== What you have to do ==
Exact reproduction of the data is required, with images excluded.

== Supplied data ==

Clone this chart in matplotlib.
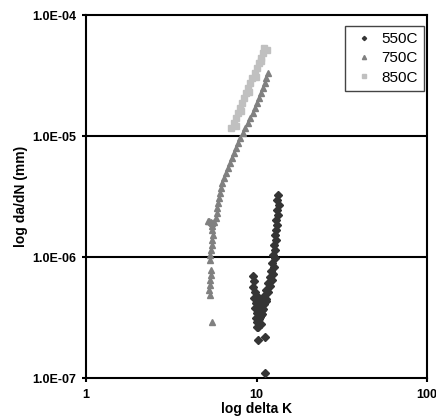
import matplotlib
matplotlib.use("Agg")
import matplotlib.pyplot as plt
from matplotlib.ticker import FixedLocator, FixedFormatter, NullLocator

plt.rcParams['font.family'] = ['Liberation Sans', 'DejaVu Sans']

# ---------------- data ----------------
k_550 = [13.37, 13.2, 13.5, 13.2, 13.37, 13.0, 13.2, 13.0, 12.85, 13.0, 12.67, 12.85,
         12.5, 12.85, 12.33, 12.67, 12.17, 12.5, 12.0, 12.33, 11.68, 12.0, 11.37, 11.68,
         11.07, 11.37, 10.77, 11.07, 10.48, 10.77, 10.2, 10.48, 10.2, 10.77, 11.37,
         9.54, 9.67, 9.54, 9.8, 9.67, 9.93, 9.8, 10.07, 9.93, 10.07, 10.2,
         10.2, 10.48, 10.34, 10.62, 10.9, 11.2, 10.34, 10.62, 10.07,
         10.05, 10.2, 11.2, 11.2]
da_550 = [3.25e-6, 2.95e-6, 2.69e-6, 2.45e-6, 2.22e-6, 2.02e-6, 1.84e-6, 1.67e-6, 1.52e-6,
          1.38e-6, 1.26e-6, 1.14e-6, 1.04e-6, 9.8e-7, 8.9e-7, 8.2e-7, 7.7e-7, 7.3e-7,
          6.8e-7, 6.45e-7, 6.1e-7, 5.8e-7, 5.35e-7, 5.1e-7, 4.8e-7, 4.5e-7, 4.3e-7,
          4.1e-7, 3.85e-7, 3.65e-7, 3.45e-7, 3.2e-7, 2.95e-7, 3.4e-7, 4.3e-7,
          6.9e-7, 6.3e-7, 5.6e-7, 5.1e-7, 4.6e-7, 4.2e-7, 3.8e-7, 3.45e-7, 3.15e-7, 2.9e-7, 2.65e-7,
          4.4e-7, 4.0e-7, 3.7e-7, 3.3e-7, 3.7e-7, 4.4e-7, 3.05e-7, 2.8e-7, 4.8e-7,
          2.66e-7, 2.06e-7, 2.2e-7, 1.1e-7]

k_750 = [11.68, 11.37, 11.22, 10.92, 10.63, 10.34, 10.07, 9.80, 9.54, 9.16, 8.92, 8.56,
         8.33, 8.00, 7.79, 7.58, 7.38, 7.18, 6.99, 6.81, 6.62, 6.45, 6.28, 6.19, 6.11,
         6.03, 5.95, 5.87, 5.87, 5.79, 5.41, 5.19, 5.6, 5.27, 5.5, 5.48, 5.48, 5.56, 5.48,
         5.48, 5.41, 5.34, 5.34, 5.41, 5.41, 5.34, 5.34, 5.27, 5.34, 5.48]
da_750 = [3.32e-5, 3.01e-5, 2.74e-5, 2.49e-5, 2.27e-5, 2.06e-5, 1.87e-5, 1.70e-5, 1.55e-5,
          1.41e-5, 1.28e-5, 1.16e-5, 1.06e-5, 9.62e-6, 8.75e-6, 7.96e-6, 7.24e-6, 6.58e-6,
          5.98e-6, 5.44e-6, 4.95e-6, 4.50e-6, 4.09e-6, 3.72e-6, 3.38e-6, 3.08e-6, 2.80e-6,
          2.54e-6, 2.31e-6, 2.10e-6, 1.95e-6, 2.0e-6, 1.95e-6, 1.97e-6, 1.9e-6, 1.80e-6,
          1.67e-6, 1.52e-6, 1.38e-6, 1.26e-6, 1.14e-6, 1.04e-6, 9.45e-7, 7.81e-7, 7.10e-7,
          6.46e-7, 5.87e-7, 5.34e-7, 4.85e-7, 2.90e-7]

k_850 = [11.07, 10.92, 10.63, 10.34, 10.07, 9.80, 9.41, 9.16, 8.92, 8.68, 8.45, 8.22,
         8.00, 7.79, 7.58, 7.38, 7.09, 11.5, 10.6, 9.9, 9.0, 8.1, 7.6]
da_850 = [5.34e-5, 4.85e-5, 4.41e-5, 4.01e-5, 3.65e-5, 3.32e-5, 3.01e-5, 2.74e-5, 2.49e-5,
          2.27e-5, 2.06e-5, 1.87e-5, 1.70e-5, 1.55e-5, 1.41e-5, 1.28e-5, 1.16e-5,
          5.1e-5, 4.2e-5, 3.1e-5, 2.3e-5, 1.6e-5, 1.2e-5]

series_labels = ['550C', '750C', '850C']
x_ticks = [1, 10, 100]
x_ticklabels = ['1', '10', '100']
y_ticks = [1e-7, 1e-6, 1e-5, 1e-4]
y_ticklabels = ['1.0E-07', '1.0E-06', '1.0E-05', '1.0E-04']

# ---------------- figure ----------------
fig = plt.figure(figsize=(4.36, 4.18), dpi=100)
ax = fig.add_axes([86 / 436, 1 - 378 / 418, 341 / 436, 363 / 418])
ax.set_xscale('log')
ax.set_yscale('log')
ax.set_xlim(1, 100)
ax.set_ylim(1e-7, 1e-4)

for yv in y_ticks[1:-1]:
    ax.axhline(yv, color='black', lw=1.5, zorder=1)

ax.plot(k_550, da_550, ls='none', marker='D', ms=3.6, color='#353535',
        mec='#353535', label=series_labels[0], zorder=3)
ax.plot(k_750, da_750, ls='none', marker='^', ms=5.0, color='#808080',
        mec='#808080', label=series_labels[1], zorder=3)
ax.plot(k_850, da_850, ls='none', marker='s', ms=5.0, color='#c0c0c0',
        mec='#c0c0c0', label=series_labels[2], zorder=2)

for sp in ax.spines.values():
    sp.set_linewidth(1.5)
    sp.set_color('black')

ax.xaxis.set_major_locator(FixedLocator(x_ticks))
ax.xaxis.set_major_formatter(FixedFormatter(x_ticklabels))
ax.xaxis.set_minor_locator(NullLocator())
ax.yaxis.set_major_locator(FixedLocator(y_ticks))
ax.yaxis.set_major_formatter(FixedFormatter(y_ticklabels))
ax.yaxis.set_minor_locator(NullLocator())
ax.tick_params(axis='both', direction='out', length=3, width=1.5, color='black')
ax.tick_params(axis='y', pad=4)
ax.tick_params(axis='x', pad=5)
for lab in ax.get_xticklabels() + ax.get_yticklabels():
    lab.set_fontweight('bold')
    lab.set_fontsize(9)

ax.set_xlabel('log delta K', fontsize=10, fontweight='bold', labelpad=0.5)
ax.set_ylabel('log da/dN (mm)', fontsize=10, fontweight='bold', labelpad=3)

leg = ax.legend(loc='upper right', bbox_to_anchor=(0.991, 0.970), fontsize=11,
                frameon=True, fancybox=False, edgecolor='#444444', framealpha=1,
                handlelength=1.7, handletextpad=0.3, borderpad=0.4,
                labelspacing=0.35, borderaxespad=0, markerscale=0.6)
leg.get_frame().set_linewidth(1.0)

fig.savefig('out.png', dpi=100)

== Answer below ==
Clone this chart in matplotlib.
import matplotlib
matplotlib.use("Agg")
import matplotlib.pyplot as plt
from matplotlib.ticker import FixedLocator, FixedFormatter, NullLocator

plt.rcParams['font.family'] = ['Liberation Sans', 'DejaVu Sans']

# ---------------- data ----------------
k_550 = [13.37, 13.2, 13.5, 13.2, 13.37, 13.0, 13.2, 13.0, 12.85, 13.0, 12.67, 12.85,
         12.5, 12.85, 12.33, 12.67, 12.17, 12.5, 12.0, 12.33, 11.68, 12.0, 11.37, 11.68,
         11.07, 11.37, 10.77, 11.07, 10.48, 10.77, 10.2, 10.48, 10.2, 10.77, 11.37,
         9.54, 9.67, 9.54, 9.8, 9.67, 9.93, 9.8, 10.07, 9.93, 10.07, 10.2,
         10.2, 10.48, 10.34, 10.62, 10.9, 11.2, 10.34, 10.62, 10.07,
         10.05, 10.2, 11.2, 11.2]
da_550 = [3.25e-6, 2.95e-6, 2.69e-6, 2.45e-6, 2.22e-6, 2.02e-6, 1.84e-6, 1.67e-6, 1.52e-6,
          1.38e-6, 1.26e-6, 1.14e-6, 1.04e-6, 9.8e-7, 8.9e-7, 8.2e-7, 7.7e-7, 7.3e-7,
          6.8e-7, 6.45e-7, 6.1e-7, 5.8e-7, 5.35e-7, 5.1e-7, 4.8e-7, 4.5e-7, 4.3e-7,
          4.1e-7, 3.85e-7, 3.65e-7, 3.45e-7, 3.2e-7, 2.95e-7, 3.4e-7, 4.3e-7,
          6.9e-7, 6.3e-7, 5.6e-7, 5.1e-7, 4.6e-7, 4.2e-7, 3.8e-7, 3.45e-7, 3.15e-7, 2.9e-7, 2.65e-7,
          4.4e-7, 4.0e-7, 3.7e-7, 3.3e-7, 3.7e-7, 4.4e-7, 3.05e-7, 2.8e-7, 4.8e-7,
          2.66e-7, 2.06e-7, 2.2e-7, 1.1e-7]

k_750 = [11.68, 11.37, 11.22, 10.92, 10.63, 10.34, 10.07, 9.80, 9.54, 9.16, 8.92, 8.56,
         8.33, 8.00, 7.79, 7.58, 7.38, 7.18, 6.99, 6.81, 6.62, 6.45, 6.28, 6.19, 6.11,
         6.03, 5.95, 5.87, 5.87, 5.79, 5.41, 5.19, 5.6, 5.27, 5.5, 5.48, 5.48, 5.56, 5.48,
         5.48, 5.41, 5.34, 5.34, 5.41, 5.41, 5.34, 5.34, 5.27, 5.34, 5.48]
da_750 = [3.32e-5, 3.01e-5, 2.74e-5, 2.49e-5, 2.27e-5, 2.06e-5, 1.87e-5, 1.70e-5, 1.55e-5,
          1.41e-5, 1.28e-5, 1.16e-5, 1.06e-5, 9.62e-6, 8.75e-6, 7.96e-6, 7.24e-6, 6.58e-6,
          5.98e-6, 5.44e-6, 4.95e-6, 4.50e-6, 4.09e-6, 3.72e-6, 3.38e-6, 3.08e-6, 2.80e-6,
          2.54e-6, 2.31e-6, 2.10e-6, 1.95e-6, 2.0e-6, 1.95e-6, 1.97e-6, 1.9e-6, 1.80e-6,
          1.67e-6, 1.52e-6, 1.38e-6, 1.26e-6, 1.14e-6, 1.04e-6, 9.45e-7, 7.81e-7, 7.10e-7,
          6.46e-7, 5.87e-7, 5.34e-7, 4.85e-7, 2.90e-7]

k_850 = [11.07, 10.92, 10.63, 10.34, 10.07, 9.80, 9.41, 9.16, 8.92, 8.68, 8.45, 8.22,
         8.00, 7.79, 7.58, 7.38, 7.09, 11.5, 10.6, 9.9, 9.0, 8.1, 7.6]
da_850 = [5.34e-5, 4.85e-5, 4.41e-5, 4.01e-5, 3.65e-5, 3.32e-5, 3.01e-5, 2.74e-5, 2.49e-5,
          2.27e-5, 2.06e-5, 1.87e-5, 1.70e-5, 1.55e-5, 1.41e-5, 1.28e-5, 1.16e-5,
          5.1e-5, 4.2e-5, 3.1e-5, 2.3e-5, 1.6e-5, 1.2e-5]

series_labels = ['550C', '750C', '850C']
x_ticks = [1, 10, 100]
x_ticklabels = ['1', '10', '100']
y_ticks = [1e-7, 1e-6, 1e-5, 1e-4]
y_ticklabels = ['1.0E-07', '1.0E-06', '1.0E-05', '1.0E-04']

# ---------------- figure ----------------
fig = plt.figure(figsize=(4.36, 4.18), dpi=100)
ax = fig.add_axes([86 / 436, 1 - 378 / 418, 341 / 436, 363 / 418])
ax.set_xscale('log')
ax.set_yscale('log')
ax.set_xlim(1, 100)
ax.set_ylim(1e-7, 1e-4)

for yv in y_ticks[1:-1]:
    ax.axhline(yv, color='black', lw=1.5, zorder=1)

ax.plot(k_550, da_550, ls='none', marker='D', ms=3.6, color='#353535',
        mec='#353535', label=series_labels[0], zorder=3)
ax.plot(k_750, da_750, ls='none', marker='^', ms=5.0, color='#808080',
        mec='#808080', label=series_labels[1], zorder=3)
ax.plot(k_850, da_850, ls='none', marker='s', ms=5.0, color='#c0c0c0',
        mec='#c0c0c0', label=series_labels[2], zorder=2)

for sp in ax.spines.values():
    sp.set_linewidth(1.5)
    sp.set_color('black')

ax.xaxis.set_major_locator(FixedLocator(x_ticks))
ax.xaxis.set_major_formatter(FixedFormatter(x_ticklabels))
ax.xaxis.set_minor_locator(NullLocator())
ax.yaxis.set_major_locator(FixedLocator(y_ticks))
ax.yaxis.set_major_formatter(FixedFormatter(y_ticklabels))
ax.yaxis.set_minor_locator(NullLocator())
ax.tick_params(axis='both', direction='out', length=3, width=1.5, color='black')
ax.tick_params(axis='y', pad=4)
ax.tick_params(axis='x', pad=5)
for lab in ax.get_xticklabels() + ax.get_yticklabels():
    lab.set_fontweight('bold')
    lab.set_fontsize(9)

ax.set_xlabel('log delta K', fontsize=10, fontweight='bold', labelpad=0.5)
ax.set_ylabel('log da/dN (mm)', fontsize=10, fontweight='bold', labelpad=3)

leg = ax.legend(loc='upper right', bbox_to_anchor=(0.991, 0.970), fontsize=11,
                frameon=True, fancybox=False, edgecolor='#444444', framealpha=1,
                handlelength=1.7, handletextpad=0.3, borderpad=0.4,
                labelspacing=0.35, borderaxespad=0, markerscale=0.6)
leg.get_frame().set_linewidth(1.0)

fig.savefig('out.png', dpi=100)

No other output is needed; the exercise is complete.